▶ [PROBLEM STATEMENT]: Going through the material below, please gather all lines with the word "matplotlib" in them.

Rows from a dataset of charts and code
⁂
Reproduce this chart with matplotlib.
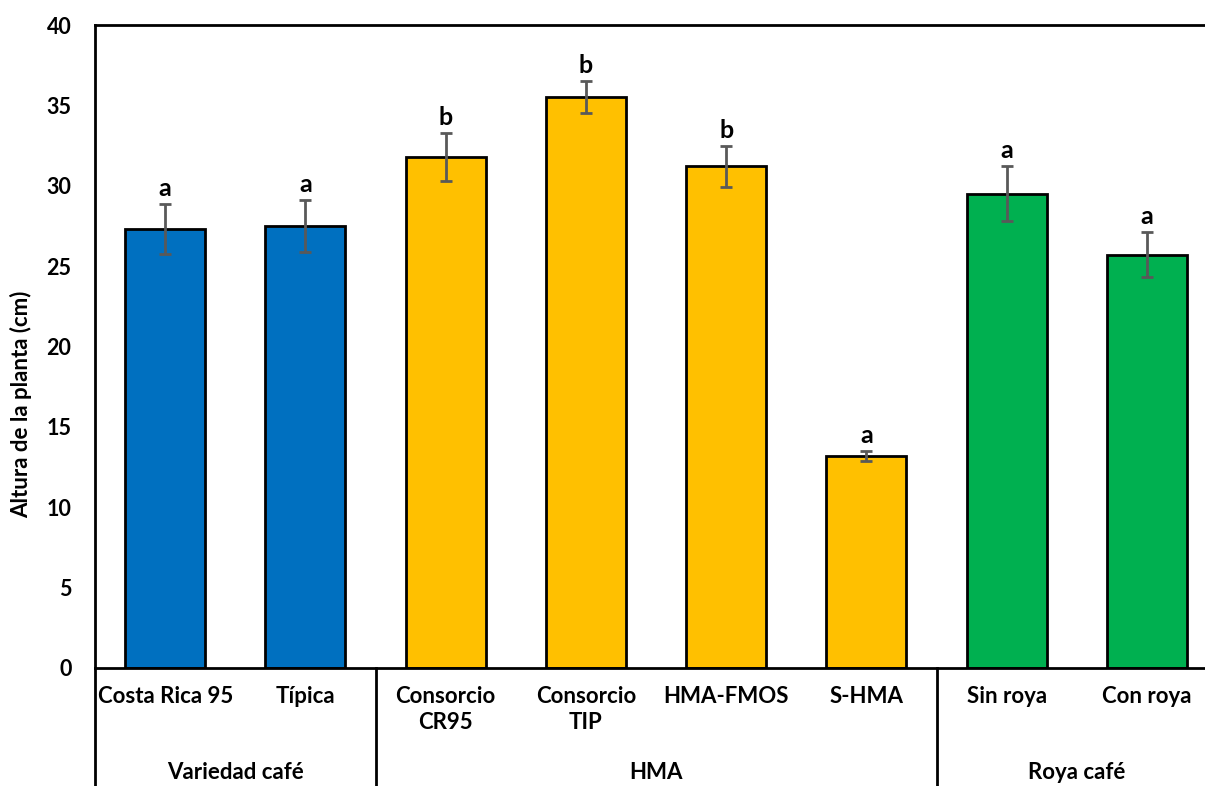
import matplotlib
matplotlib.use("Agg")
import matplotlib.pyplot as plt
from matplotlib.transforms import blended_transform_factory

plt.rcParams['font.family'] = ['Lato', 'DejaVu Sans']
plt.rcParams['font.weight'] = 'bold'

categories = ["Costa Rica 95", "Típica", "Consorcio\nCR95", "Consorcio\nTIP",
              "HMA-FMOS", "S-HMA", "Sin roya", "Con roya"]
values = [27.3, 27.5, 31.8, 35.5, 31.2, 13.2, 29.5, 25.7]
errors = [1.55, 1.6, 1.5, 1.0, 1.25, 0.3, 1.7, 1.4]
letters = ["a", "a", "b", "b", "b", "a", "a", "a"]
colors = ["#0070C0", "#0070C0", "#FFC000", "#FFC000", "#FFC000", "#FFC000",
          "#00B050", "#00B050"]
groups = ["Variedad café", "HMA", "Roya café"]
group_sizes = [2, 4, 2]
yticks = [0, 5, 10, 15, 20, 25, 30, 35, 40]

W, H = 1205, 786
fig = plt.figure(figsize=(W / 100, H / 100), dpi=100)
ax = fig.add_axes([95 / W, 1 - 668 / H, (1217 - 95) / W, (668 - 25) / H])

x = list(range(len(values)))
ax.bar(x, values, width=0.57, color=colors, edgecolor="black", linewidth=2, zorder=2)
ax.errorbar(x, values, yerr=errors, fmt="none", ecolor="#595959", elinewidth=2,
            capsize=4, capthick=2, zorder=3)
for xi, v, e, l in zip(x, values, errors, letters):
    ax.annotate(l, (xi, v + e), xytext=(0, 3), textcoords="offset points",
                ha="center", va="bottom", fontsize=18, fontweight="bold")

ax.set_xlim(-0.5, len(values) - 0.5)
ax.set_ylim(0, 40)
ax.set_yticks(yticks)
ax.set_yticklabels([str(t) for t in yticks], fontsize=15.5, fontweight="bold")
ax.set_xticks(x)
ax.set_xticklabels(categories, fontsize=16, fontweight="bold", linespacing=1.3)
ax.tick_params(axis="x", length=0, pad=13)
ax.tick_params(axis="y", length=0, pad=17)
for s in ["left", "top", "bottom", "right"]:
    ax.spines[s].set_linewidth(2)
ax.set_ylabel("Altura de la planta (cm)", fontsize=16, fontweight="bold")
ax.yaxis.set_label_coords(-0.056, 0.41)

trans = blended_transform_factory(ax.transData, ax.transAxes)
start = -0.5
for g, n in zip(groups, group_sizes):
    ax.plot([start, start], [0, -0.3], transform=trans, color="black", lw=2,
            clip_on=False)
    ax.text(start + n / 2, -0.163, g, transform=trans, ha="center", va="center",
            fontsize=16, fontweight="bold")
    start += n
ax.plot([start, start], [0, -0.3], transform=trans, color="black", lw=2, clip_on=False)

fig.savefig("out.png", dpi=100)
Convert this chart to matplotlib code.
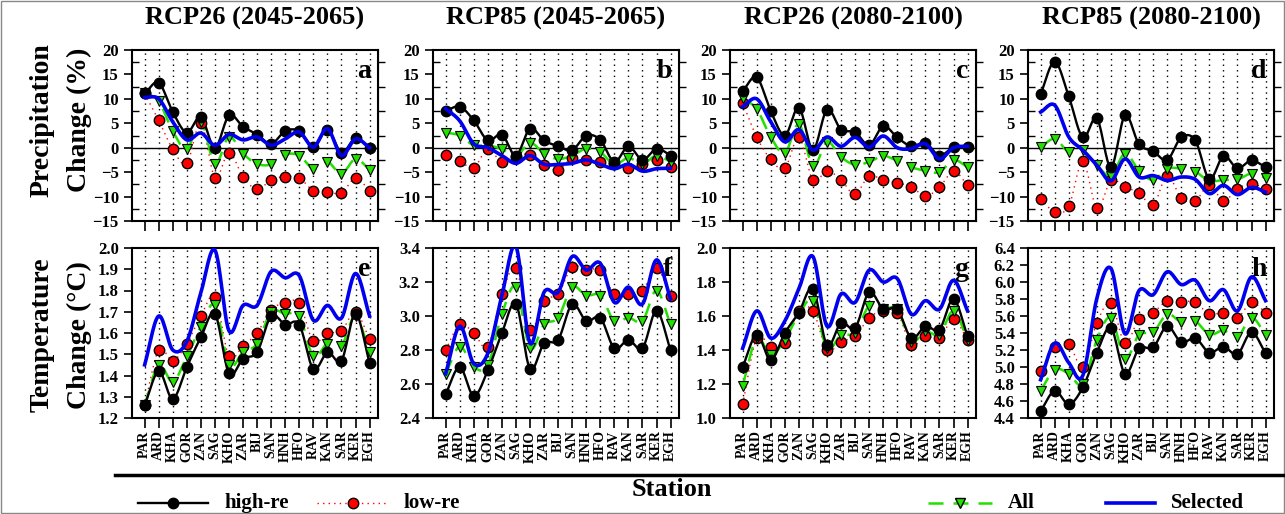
⁂
▶ [FINAL RESULT]:
Reproduce this chart with matplotlib.
import matplotlib
matplotlib.use("Agg")
import matplotlib.pyplot as plt
from matplotlib.transforms import blended_transform_factory
Convert this chart to matplotlib code.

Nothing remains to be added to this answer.